Question

Show that the two given sets have equal cardinality by describing a bijection from one to the other. Describe your bijection with a formula (not as a table). \(\\{0,1\\} \times \mathbb{N}\) and \(\mathbb{N}\)

Short answer

The function \(f: \{0, 1\} \times \mathbb{N} \rightarrow \mathbb{N}\) defined by \(f(x, n) = 2n + x\) is a bijection, thus showing that \(\{0,1\} \times \mathbb{N}\) and \(\mathbb{N}\) have the same cardinality.

Step-by-step solution

Define Function

A bijection can be described by a function which maps from the one set to the other and vice versa without any left-over elements. The function \(f: \{0, 1\} \times \mathbb{N} \rightarrow \mathbb{N}\) is defined as: \(f(x, n) = 2n + x\)

Prove Function Is Injective

An injective (or one-to-one) function maps distinct elements of the domain to distinct elements of the codomain. For all \(x_1, x_2 ∈ \{0,1\}\) and \(n_1, n_2 ∈ \mathbb{N}\), if \(f(x_1, n_1) = f(x_2, n_2)\), then \(x_1 = x_2\) and \(n_1 = n_2\). Thus, the function is injective.

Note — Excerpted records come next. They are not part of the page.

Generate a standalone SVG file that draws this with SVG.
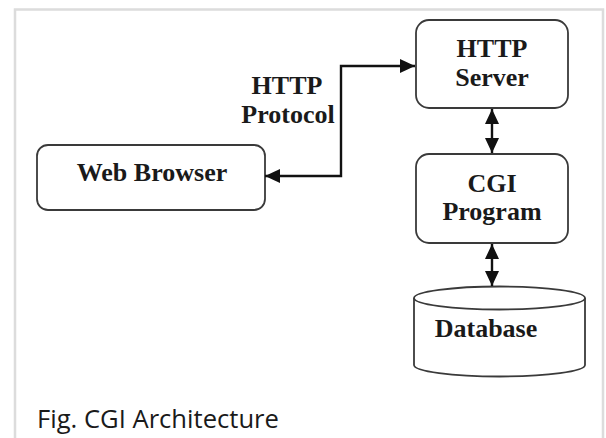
<svg xmlns="http://www.w3.org/2000/svg" width="606" height="438" viewBox="0 0 606 438">
  <style>
    .frame { fill: none; stroke: #dcdcdc; stroke-width: 2.5; }
    .box { fill: #ffffff; stroke: #3a3a3a; stroke-width: 1.8; }
    .label { font-family: "Liberation Serif", "Times New Roman", serif; font-weight: bold; font-size: 26px; fill: #1a1a1a; text-anchor: middle; }
    .wire { fill: none; stroke: #111111; stroke-width: 2.4; }
    .caption { font-family: "Open Sans", "Noto Sans", sans-serif; font-size: 25.6px; fill: #1a1a1a; }
  </style>
  <defs>
    <marker id="head" viewBox="0 0 15 14" refX="15" refY="7" markerWidth="15" markerHeight="14" markerUnits="userSpaceOnUse" orient="auto-start-reverse">
      <path d="M0,0 L15,7 L0,14 Z" fill="#111111"/>
    </marker>
  </defs>

  <rect width="606" height="438" fill="#ffffff"/>
  <!-- page frame (open at the bottom) -->
  <path class="frame" d="M15,438 L15,9.5 L603,9.5 L603,438"/>

  <g id="web-browser">
    <rect class="box" x="37" y="145" width="228" height="65" rx="11"/>
    <text class="label" x="152" y="181">Web Browser</text>
  </g>

  <g id="http-server">
    <rect class="box" x="416" y="20" width="152" height="88" rx="13"/>
    <text class="label" x="492" y="57">HTTP</text>
    <text class="label" x="492" y="86">Server</text>
  </g>

  <g id="cgi-program">
    <rect class="box" x="416" y="154" width="152" height="89" rx="13"/>
    <text class="label" x="492" y="192">CGI</text>
    <text class="label" x="492" y="220">Program</text>
  </g>

  <g id="database">
    <path class="box" d="M414,298 L414,365 A85.5,11.5 0 0 0 585,365 L585,298"/>
    <ellipse class="box" cx="499.5" cy="298" rx="85.5" ry="11.5"/>
    <text class="label" x="486" y="337">Database</text>
  </g>

  <g id="connectors">
    <path class="wire" d="M265,176 L341,176 L341,66 L415,66" marker-start="url(#head)" marker-end="url(#head)"/>
    <text class="label" x="287" y="94">HTTP</text>
    <text class="label" x="288" y="123">Protocol</text>
    <path class="wire" d="M492,109 L492,153" marker-start="url(#head)" marker-end="url(#head)"/>
    <path class="wire" d="M492,244 L492,286" marker-start="url(#head)" marker-end="url(#head)"/>
  </g>

  <text class="caption" x="37" y="428">Fig. CGI Architecture</text>
</svg>
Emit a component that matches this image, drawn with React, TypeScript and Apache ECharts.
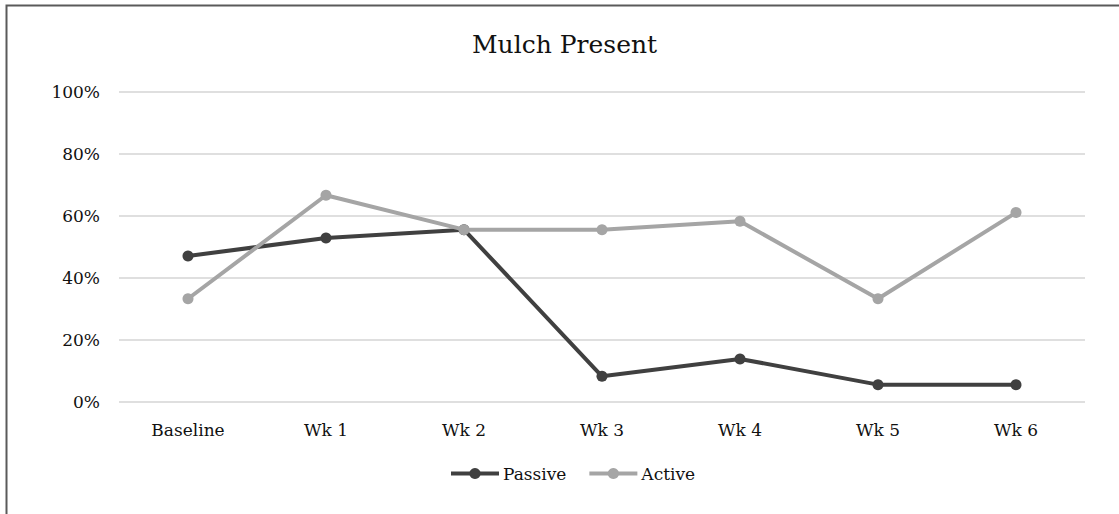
import React, { useEffect, useRef } from "react";
import * as echarts from "echarts";

const categories = ["Baseline", "Wk 1", "Wk 2", "Wk 3", "Wk 4", "Wk 5", "Wk 6"];
const passive = [47.1, 52.9, 55.6, 8.3, 13.9, 5.6, 5.6];
const active = [33.3, 66.7, 55.6, 55.6, 58.3, 33.3, 61.1];
const yTicks = [0, 20, 40, 60, 80, 100];

const FONT = "'DejaVu Serif', 'Liberation Serif', serif";
const PASSIVE_COLOR = "#404040";
const ACTIVE_COLOR = "#a5a5a5";

export default function App() {
  const ref = useRef<HTMLDivElement>(null);

  useEffect(() => {
    if (!ref.current) return;
    const chart = echarts.init(ref.current, undefined, { renderer: "svg" });
    chart.setOption({
      animation: false,
      backgroundColor: "#ffffff",
      textStyle: { fontFamily: FONT },
      title: {
        text: "Mulch Present",
        left: 472,
        top: 32,
        padding: 0,
        textStyle: { fontFamily: FONT, fontSize: 25, fontWeight: "normal", color: "#111" },
      },
      graphic: [
        {
          type: "polyline",
          shape: { points: [[6.5, 520], [6.5, 5.5], [1125, 5.5]] },
          style: { stroke: "#5a5a5a", lineWidth: 2, fill: "none" },
          silent: true,
        },
      ],
      legend: {
        bottom: 27,
        left: 444,
        itemWidth: 48,
        itemHeight: 14,
        itemGap: 21,
        lineStyle: { width: 4 },
        textStyle: { fontFamily: FONT, fontSize: 17, color: "#111", padding: [0, 0, 0, -1] },
        data: ["Passive", "Active"],
      },
      grid: { left: 119, right: 34, top: 92, bottom: 112, containLabel: false },
      xAxis: {
        type: "category",
        data: categories,
        boundaryGap: true,
        axisLine: { show: false },
        axisTick: { show: false },
        axisLabel: { fontFamily: FONT, fontSize: 17, color: "#111", margin: 19 },
      },
      yAxis: {
        type: "value",
        min: yTicks[0],
        max: yTicks[yTicks.length - 1],
        interval: 20,
        axisLine: { show: false },
        axisTick: { show: false },
        splitLine: { lineStyle: { color: "#d4d4d4", width: 1.5 } },
        axisLabel: {
          fontFamily: FONT,
          fontSize: 17,
          color: "#111",
          margin: 19,
          formatter: (v: number) => `${v}%`,
        },
      },
      series: [
        {
          name: "Passive",
          type: "line",
          data: passive,
          symbol: "circle",
          symbolSize: 11,
          lineStyle: { color: PASSIVE_COLOR, width: 4 },
          itemStyle: { color: PASSIVE_COLOR },
          z: 3,
        },
        {
          name: "Active",
          type: "line",
          data: active,
          symbol: "circle",
          symbolSize: 11,
          lineStyle: { color: ACTIVE_COLOR, width: 4 },
          itemStyle: { color: ACTIVE_COLOR },
          z: 4,
        },
      ],
    });
    return () => chart.dispose();
  }, []);

  return (
    <div
      ref={ref}
      style={{ position: "fixed", left: 0, top: 0, width: 1119, height: 514, background: "#fff" }}
    />
  );
}
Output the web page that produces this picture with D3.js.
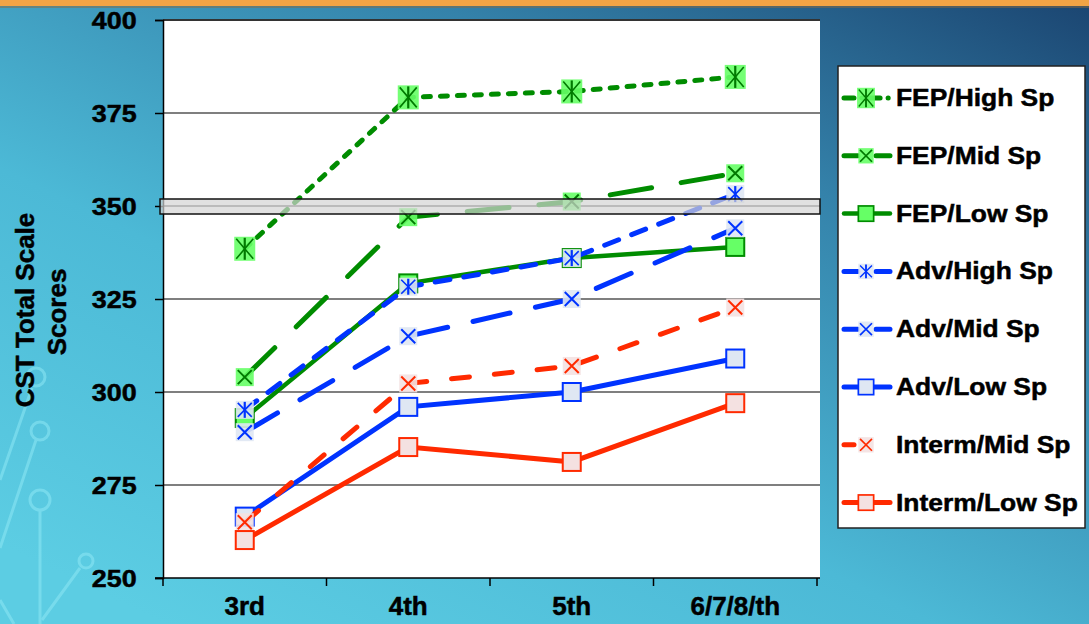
<!DOCTYPE html>
<html>
<head>
<meta charset="utf-8">
<script src="https://cdnjs.cloudflare.com/ajax/libs/d3/7.8.5/d3.min.js"></script>
<style>
  html, body { margin: 0; padding: 0; overflow: hidden; }
  text { font-family: "Liberation Sans", Arial, sans-serif; font-weight: bold; fill: #000; stroke: #000; stroke-width: 0.5px; }
</style>
</head>
<body>
<div class="chart"></div>
<script>
var w = 1089;
var h = 624;
var margin = {top: 20, right: 272, bottom: 46, left: 163};

// data
var grades = ["3rd", "4th", "5th", "6/7/8/th"];
var yTicks = [250, 275, 300, 325, 350, 375, 400];
var seriesNames = ["FEP/High Sp", "FEP/Mid Sp", "FEP/Low Sp", "Adv/High Sp", "Adv/Mid Sp", "Adv/Low Sp", "Interm/Mid Sp", "Interm/Low Sp"];
var fepHigh = [338.5, 379.2, 380.8, 384.7];
var fepMid = [304, 347, 351.2, 358.8];
var fepLow = [293, 329.2, 336, 339];
var advHigh = [295.2, 328.3, 336, 353.2];
var advMid = [289.2, 315, 325, 344];
var advLow = [266.5, 296, 300, 309];
var intMid = [265, 302.3, 307, 322.7];
var intLow = [260.2, 285.2, 281.2, 297];
var benchmark = 350;

var green = "#008c00", blue = "#0033ff", red = "#ff2a00";
var styles = [
  {color: green, fill: "#66ff66", mark: "star", dash: "7,10", width: 5, size: 21},
  {color: green, fill: "#66ff66", mark: "x", dash: "42,30", width: 5, size: 18},
  {color: green, fill: "#66ff66", mark: "square", dash: null, width: 4.5, size: 18},
  {color: blue, fill: "#dfe7f3", mark: "star", dash: "15,14", width: 5, size: 18},
  {color: blue, fill: "#dfe7f3", mark: "x", dash: "38,26", width: 5, size: 18},
  {color: blue, fill: "#dfe7f3", mark: "square", dash: null, width: 5, size: 18},
  {color: red, fill: "#f4e1e1", mark: "x", dash: "18,25", width: 5, size: 18},
  {color: red, fill: "#f4e1e1", mark: "square", dash: null, width: 5, size: 18}
];
var series = [fepHigh, fepMid, fepLow, advHigh, advMid, advLow, intMid, intLow].map(function (v, i) {
  return {name: seriesNames[i], values: v, style: styles[i]};
});

var svg = d3.select(".chart")
            .append("svg")
            .attr("width", w)
            .attr("height", h);

// background
var defs = svg.append("defs");
var bg = defs.append("linearGradient")
    .attr("id", "bg")
    .attr("x1", "1").attr("y1", "0")
    .attr("x2", "0.15").attr("y2", "1");
bg.append("stop").attr("offset", "0").attr("stop-color", "#1b4571");
bg.append("stop").attr("offset", "0.3").attr("stop-color", "#3482aa");
bg.append("stop").attr("offset", "0.65").attr("stop-color", "#4cb9d6");
bg.append("stop").attr("offset", "1").attr("stop-color", "#5ccde3");

svg.append("rect").attr("width", w).attr("height", h).attr("fill", "url(#bg)");
svg.append("rect").attr("width", w).attr("height", 6).attr("fill", "#f3a445");
svg.append("rect").attr("y", 6).attr("width", w).attr("height", 2).attr("fill", "#8a6a40").attr("opacity", 0.5);

// circuit decoration
var deco = svg.append("g")
   .attr("fill", "none")
   .attr("stroke", "#8ee8f5")
   .attr("stroke-width", 3)
   .attr("opacity", 0.55);
deco.append("path").attr("d", "M0,548 L36,440");
deco.append("circle").attr("cx", 40).attr("cy", 431).attr("r", 9);
deco.append("path").attr("d", "M40,624 L40,510");
deco.append("circle").attr("cx", 40).attr("cy", 500).attr("r", 10);
deco.append("path").attr("d", "M42,620 L80,568");
deco.append("circle").attr("cx", 86).attr("cy", 561).attr("r", 7);
deco.append("path").attr("d", "M0,480 L32,388");
deco.append("circle").attr("cx", 36).attr("cy", 377).attr("r", 9);
deco.append("path").attr("d", "M14,624 L0,600");

// scales
var xScale = d3.scalePoint()
    .domain(grades)
    .range([margin.left, w - margin.right])
    .padding(0.5);

var yScale = d3.scaleLinear()
    .domain([250, 400])
    .range([h - margin.bottom, margin.top]);

var plotRight = w - margin.right + 3;

// plot area
svg.append("rect")
   .attr("x", margin.left)
   .attr("y", margin.top)
   .attr("width", plotRight - margin.left)
   .attr("height", yScale(250) - yScale(400))
   .attr("fill", "#fff");

// gridlines
svg.selectAll(".grid")
   .data(yTicks.slice(1))
   .enter()
   .append("line")
   .attr("class", "grid")
   .attr("x1", margin.left)
   .attr("x2", plotRight)
   .attr("y1", (d) => yScale(d))
   .attr("y2", (d) => yScale(d))
   .attr("stroke", (d) => d == 400 ? "#333" : "#555")
   .attr("stroke-width", (d) => d == 400 ? 2 : 1.5);

// axes
var yAxis = svg.append("g")
   .attr("transform", "translate(" + margin.left + ",0)")
   .call(d3.axisLeft(yScale).tickValues(yTicks).tickSize(8).tickPadding(15.5));
yAxis.selectAll("path, line").attr("stroke", "#000").attr("stroke-width", 1.5);
yAxis.selectAll("text")
   .attr("font-size", 24)
   .attr("font-family", "Liberation Sans, Arial, sans-serif")
   .attr("font-weight", "bold")
   .attr("dy", "0.36em")
   .attr("transform", "scale(1.12,1)");

var band = (w - margin.right - margin.left) / grades.length;
var xAxis = svg.append("g")
   .attr("transform", "translate(0," + yScale(250) + ")");
xAxis.append("line")
   .attr("x1", margin.left - 8).attr("x2", plotRight)
   .attr("stroke", "#000").attr("stroke-width", 1.5);
xAxis.selectAll(".xtick")
   .data(d3.range(grades.length + 1))
   .enter()
   .append("line")
   .attr("x1", (d) => margin.left + d * band)
   .attr("x2", (d) => margin.left + d * band)
   .attr("y2", 8)
   .attr("stroke", "#000").attr("stroke-width", 1.5);
xAxis.selectAll(".xlabel")
   .data(grades)
   .enter()
   .append("text")
   .attr("x", (d) => xScale(d))
   .attr("y", 37)
   .attr("text-anchor", "middle")
   .attr("font-size", 26)
   .text((d) => d);

// y title
svg.append("text")
   .attr("transform", "translate(34,310) rotate(-90)")
   .attr("text-anchor", "middle")
   .attr("font-size", 26)
   .text("CST Total Scale");
svg.append("text")
   .attr("transform", "translate(66,312) rotate(-90)")
   .attr("text-anchor", "middle")
   .attr("font-size", 26)
   .text("Scores");

// markers
function drawMarker(g, s) {
  var r = s.size / 2;
  var rh = s.mark == "star" && s.color == green ? r + 1.5 : r;
  g.append("rect")
   .attr("x", -r).attr("y", -rh)
   .attr("width", 2 * r).attr("height", 2 * rh)
   .attr("fill", s.fill)
   .attr("stroke", s.mark == "square" ? s.color : "none")
   .attr("stroke-width", 2)
   .attr("opacity", s.mark == "square" ? 1 : 0.9);
  var mc = s.color == green ? "#007a00" : s.color;
  if (s.mark == "x" || s.mark == "star") {
    g.append("path")
     .attr("d", "M" + (-r + 2) + "," + (-rh + 2) + "L" + (r - 2) + "," + (rh - 2) +
                "M" + (-r + 2) + "," + (rh - 2) + "L" + (r - 2) + "," + (-rh + 2))
     .attr("stroke", mc)
     .attr("stroke-width", s.mark == "x" ? 2 : 1.6)
     .attr("fill", "none");
  }
  if (s.mark == "star") {
    g.append("path")
     .attr("d", "M0," + (-rh + 1) + "L0," + (rh - 1))
     .attr("stroke", mc)
     .attr("stroke-width", 2.2)
     .attr("fill", "none");
  }
}

var line = d3.line()
    .x((d, i) => xScale(grades[i]))
    .y((d) => yScale(d));

var plots = svg.selectAll(".series")
   .data(series)
   .enter()
   .append("g")
   .attr("class", "series");

plots.append("path")
   .attr("d", (d) => line(d.values))
   .attr("fill", "none")
   .attr("stroke", (d) => d.style.color)
   .attr("stroke-width", (d) => d.style.width)
   .attr("stroke-dasharray", (d) => d.style.dash)
   .attr("stroke-linecap", (d) => d.style.dash ? "round" : "butt");

plots.each(function (d) {
  var g = d3.select(this);
  d.values.forEach(function (v, i) {
    var m = g.append("g").attr("transform", "translate(" + xScale(grades[i]) + "," + yScale(v) + ")");
    drawMarker(m, d.style);
  });
});

// benchmark band
svg.append("rect")
   .attr("x", margin.left - 3)
   .attr("y", yScale(benchmark) - 7)
   .attr("width", plotRight - margin.left + 3)
   .attr("height", 15)
   .attr("fill", "#d4d4d4")
   .attr("fill-opacity", 0.7)
   .attr("stroke", "#111")
   .attr("stroke-width", 1.5);

// legend
var lg = svg.append("g").attr("transform", "translate(838,66)");
lg.append("rect")
   .attr("width", 247)
   .attr("height", 462)
   .attr("fill", "#fff")
   .attr("stroke", "#222")
   .attr("stroke-width", 1.5);

var rows = lg.selectAll(".row")
   .data(series)
   .enter()
   .append("g")
   .attr("class", "row")
   .attr("transform", (d, i) => "translate(0," + (32 + i * 57.8) + ")");

rows.append("line")
   .attr("x1", 6).attr("x2", 52)
   .attr("stroke", (d) => d.style.color)
   .attr("stroke-width", (d) => d.style.width)
   .attr("stroke-linecap", "round")
   .attr("stroke-dasharray", (d) => d.style.dash ? (d.style.mark == "star" && d.style.color == green ? "10,8,0.1,8" : (d.name == "Interm/Mid Sp" ? "10,40" : "14,18")) : null);

rows.each(function (d) {
  var m = d3.select(this).append("g").attr("transform", "translate(28,0) scale(0.85)");
  drawMarker(m, d.style);
});

rows.append("text")
   .attr("x", 0)
   .attr("y", 0)
   .attr("transform", "translate(58,8) scale(1.1,1)")
   .attr("font-size", 24)
   .text((d) => d.name);
</script>
</body>
</html>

Prove Function Is Surjective

A surjective (or onto) function maps from the domain to every element in the codomain. For any \(n ∈ \mathbb{N}\), there exists some \(x\) and \(y\) in \(\{0, 1\} \times \mathbb{N}\) such that \(f(x, y) = n\). Thus, the function is surjective.

Conclusion

Since the function \(f\) is both injective and surjective, it is a bijection. So, \(\{0,1\} \times \mathbb{N}\) and \(\mathbb{N}\) have the same cardinality.